Contrast this with something like
data.pre_process().process().post_process();
The big difference is that in C (which has no encapsulation, hence no classes) functions have center stage while in more modern OO languages it's objects that get more attention.
Update: Sure it's possible to chain no matter what each function might return. For example:
int increase(int x) {
return x + 1;
}
typedef int (*increase_fp)(int);
increase_fp get_increase() {
return increase;
}
int main(void) {
printf("%d", get_increase()(1));
return 0;
}
See it in action.
a friend of mine where he told me that given a function returning a struct, you cannot perform any operations on said struct within the same statement
Your friend is correct in the sense that the return value of a function cannot be the target of an assignment (it's not an lvalue). IOW, you can't do something like
int foo(void) { int x = 5; return x; }
...
foo() = 6;
However, if the return type of a function is a struct or a union, you can apply the component selection operator to the return value, such as
int x = foo().memb;
Similarly, if the return type of the function is a pointer to a struct or a union, you can write
int x = foo()->memb;
And if the return value is a pointer to another function, you can call that other function like so:
int bar(int x) { ... }
int (*foo)(int x) { return bar; }
int x = foo(x)(y); // or (*foo(x))(y) -- the result of foo(x) is
// called with the argument y
although anyone who has to maintain or debug your code may beat you severely for it.

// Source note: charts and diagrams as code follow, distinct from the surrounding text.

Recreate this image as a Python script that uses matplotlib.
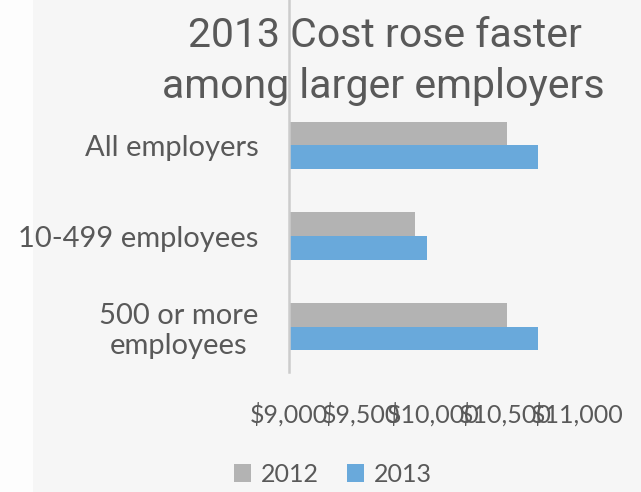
import matplotlib
matplotlib.use("Agg")
import matplotlib.pyplot as plt
from matplotlib.patches import Patch, Rectangle
from matplotlib.lines import Line2D
import numpy as np

# Average cost per employee by employer size
categories = ["All employers", "10-499 employees", "500 or more\nemployees"]
series_names = ["2012", "2013"]
cost_2012 = [10516, 9877, 10516]
cost_2013 = [10727, 9956, 10727]
x_ticks = [9000, 9500, 10000, 10500, 11000]
x_tick_labels = ["$9,000", "$9,500", "$10,000", "$10,500", "$11,000"]

title_lines = ["2013 Cost rose faster", "among larger employers"]

TEXT = "#595959"
GRAY = "#b3b3b3"
BLUE = "#69a9db"
W, H = 641, 492

fig = plt.figure(figsize=(W / 100, H / 100), dpi=100)
fig.patch.set_facecolor("#f6f6f6")
fig.add_artist(Rectangle((0, 0), 33 / W, 1, transform=fig.transFigure,
                         facecolor="#fdfdfd", edgecolor="none", zorder=-10))

ax = fig.add_axes([289 / W, 1 - 372 / H, 288 / W, 272 / H])
ax.set_facecolor("none")
ax.set_zorder(1)

y = np.arange(len(categories))
h = 0.261
ax.barh(y - h / 2, cost_2012, height=h, left=0, color=GRAY, label=series_names[0], zorder=2)
ax.barh(y + h / 2, cost_2013, height=h, left=0, color=BLUE, label=series_names[1], zorder=2)

ax.set_xlim(x_ticks[0], x_ticks[-1])
ax.set_ylim(len(categories) - 0.5, -0.5)

for s in ax.spines.values():
    s.set_visible(False)

ax.set_xticks(x_ticks)
ax.set_xticklabels(x_tick_labels, fontfamily="Lato", fontsize=18, color=TEXT)
ax.tick_params(axis="x", length=0, pad=22)
ax.set_yticks(y)
ax.set_yticklabels(categories, fontfamily="Lato", fontsize=21, color=TEXT,
                   linespacing=1.2)
for lab in ax.get_yticklabels():
    lab.set_multialignment("center")
ax.tick_params(axis="y", length=0, pad=22)

# vertical category axis line, running up to the top edge
fig.add_artist(Line2D([289 / W, 289 / W], [1 - 372 / H, 1.0], transform=fig.transFigure,
                      color="#cccccc", lw=1.8, zorder=3))

# title
fig.text(385 / W, 1 - 47 / H, title_lines[0], ha="center", va="baseline",
         fontfamily="Roboto", fontsize=29.5, color=TEXT, zorder=2)
fig.text(383 / W, 1 - 98 / H, title_lines[1], ha="center", va="baseline",
         fontfamily="Roboto", fontsize=29.5, color=TEXT, zorder=2)

handles = [Patch(facecolor=GRAY, label=series_names[0]),
           Patch(facecolor=BLUE, label=series_names[1])]
leg = fig.legend(handles=handles, loc="center", bbox_to_anchor=(333 / W, 1 - 474 / H),
                 ncol=2, frameon=False, handlelength=0.7, handleheight=0.7,
                 handletextpad=0.4, columnspacing=1.1,
                 prop={"family": "Lato", "size": 18})
for t in leg.get_texts():
    t.set_color(TEXT)

fig.savefig("out.png", dpi=100, facecolor=fig.get_facecolor())
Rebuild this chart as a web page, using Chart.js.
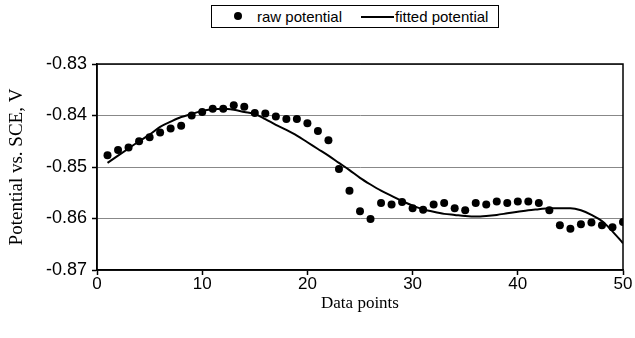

What you cannot do is something like
foo().memb= ...;
foo()->memb = ...;
which wouldn't make sense anyway, because the lifetime of the value returned by foo ends when the statement ends - you wouldn't be able to retrieve that modified value.
Your friend is wrong.
If we have:
struct Point3
{
float x, y, z;
};
const Point3 * point3_get_origin(void);
then you can certainly do:
printf("the origin's y coordinate is %f\n", point3_get_origin()->y);
The function returns a value of the given type, so the call of the function can be used wherever such a value is needed in an expression.
Do you mean something like this?
typedef void (*CALLBACK)(void);
CALLBACK getCallback();
void test()
{
getCallback()();
}
It compiles with no warning in GCC 4.6.1 (default std).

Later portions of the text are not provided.